### Task objective:
Retype word for word the first line of the listing and each line after it up to the line with "plt.rcParams['mathtext.sf'] = 'Liberation", with the pictures taken out.

begin Recorded information

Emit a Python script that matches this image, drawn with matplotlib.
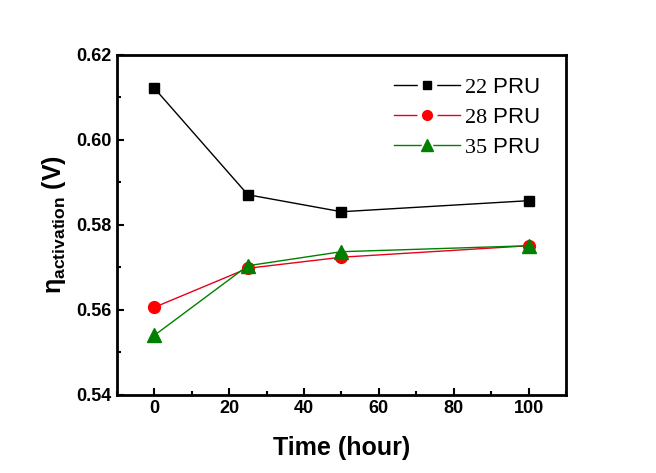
import matplotlib
matplotlib.use("Agg")
import matplotlib.pyplot as plt
from matplotlib.ticker import MultipleLocator
from matplotlib.lines import Line2D
from matplotlib.legend_handler import HandlerTuple

plt.rcParams['font.family'] = ['Liberation Sans', 'DejaVu Sans']
plt.rcParams['mathtext.fontset'] = 'custom'
plt.rcParams['mathtext.rm'] = 'Liberation Serif'
plt.rcParams['mathtext.sf'] = 'Liberation Sans:bold'

time_h = [0, 25, 50, 100]
pru22 = [0.6122, 0.5871, 0.5831, 0.5857]
pru28 = [0.5606, 0.5698, 0.5724, 0.5751]
pru35 = [0.5540, 0.5704, 0.5737, 0.5751]
labels = [r"$\mathrm{22}$ PRU", r"$\mathrm{28}$ PRU", r"$\mathrm{35}$ PRU"]
xticks = [0, 20, 40, 60, 80, 100]
yticks = [0.54, 0.56, 0.58, 0.60, 0.62]

fig = plt.figure(figsize=(6.56, 4.73), dpi=100)
ax = fig.add_axes([0.178, 0.165, 0.685, 0.719])

styles = [
    dict(color='black', marker='s', ms=7.5, mfc='black', mec='black'),
    dict(color='#e8001c', marker='o', ms=8.5, mfc='red', mec='red'),
    dict(color='green', marker='^', ms=9.5, mfc='green', mec='green'),
]
series = [pru22, pru28, pru35]
handles = []
for ys, st in zip(series, styles):
    ax.plot(time_h, ys, lw=1, **st)
    h1 = Line2D([], [], color=st['color'], lw=1, marker=st['marker'],
                ms=st['ms'] + 5, mfc='white', mec='white')
    h2 = Line2D([], [], ls='none', marker=st['marker'], ms=st['ms'] - 1.5,
                mfc=st['mfc'], mec=st['mec'])
    handles.append((h1, h2))

ax.set_xlim(-10, 110)
ax.set_ylim(0.54, 0.62)
ax.set_xticks(xticks)
ax.set_yticks(yticks)
ax.set_yticklabels([f"{v:.2f}" for v in yticks])
ax.xaxis.set_minor_locator(MultipleLocator(10))
ax.yaxis.set_minor_locator(MultipleLocator(0.01))
ax.tick_params(which='both', direction='in', width=1.5, labelsize=13)
ax.tick_params(which='major', length=5)
ax.tick_params(which='minor', length=3)
ax.tick_params(top=False, right=False, which='both')
for lab in ax.get_xticklabels() + ax.get_yticklabels():
    lab.set_fontweight('bold')
for s in ax.spines.values():
    s.set_linewidth(2)

ax.set_xlabel("Time (hour)", fontsize=18, fontweight='bold', labelpad=14)
ax.set_ylabel(r"η$_{\mathsf{activation}}$ (V)", fontsize=18, fontweight='bold', labelpad=6)

leg = ax.legend(handles, labels, handler_map={tuple: HandlerTuple(ndivide=1, pad=0)},
                loc='upper right', frameon=False, fontsize=16, handlelength=3.0,
                handletextpad=0.15, labelspacing=0.42, borderaxespad=0.5,
                bbox_to_anchor=(0.985, 0.995))

fig.savefig("out.png", dpi=100)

end Recorded information

### Answer to this exercise:
Emit a Python script that matches this image, drawn with matplotlib.
import matplotlib
matplotlib.use("Agg")
import matplotlib.pyplot as plt
from matplotlib.ticker import MultipleLocator
from matplotlib.lines import Line2D
from matplotlib.legend_handler import HandlerTuple

plt.rcParams['font.family'] = ['Liberation Sans', 'DejaVu Sans']
plt.rcParams['mathtext.fontset'] = 'custom'
plt.rcParams['mathtext.rm'] = 'Liberation Serif'
plt.rcParams['mathtext.sf'] = 'Liberation Sans:bold'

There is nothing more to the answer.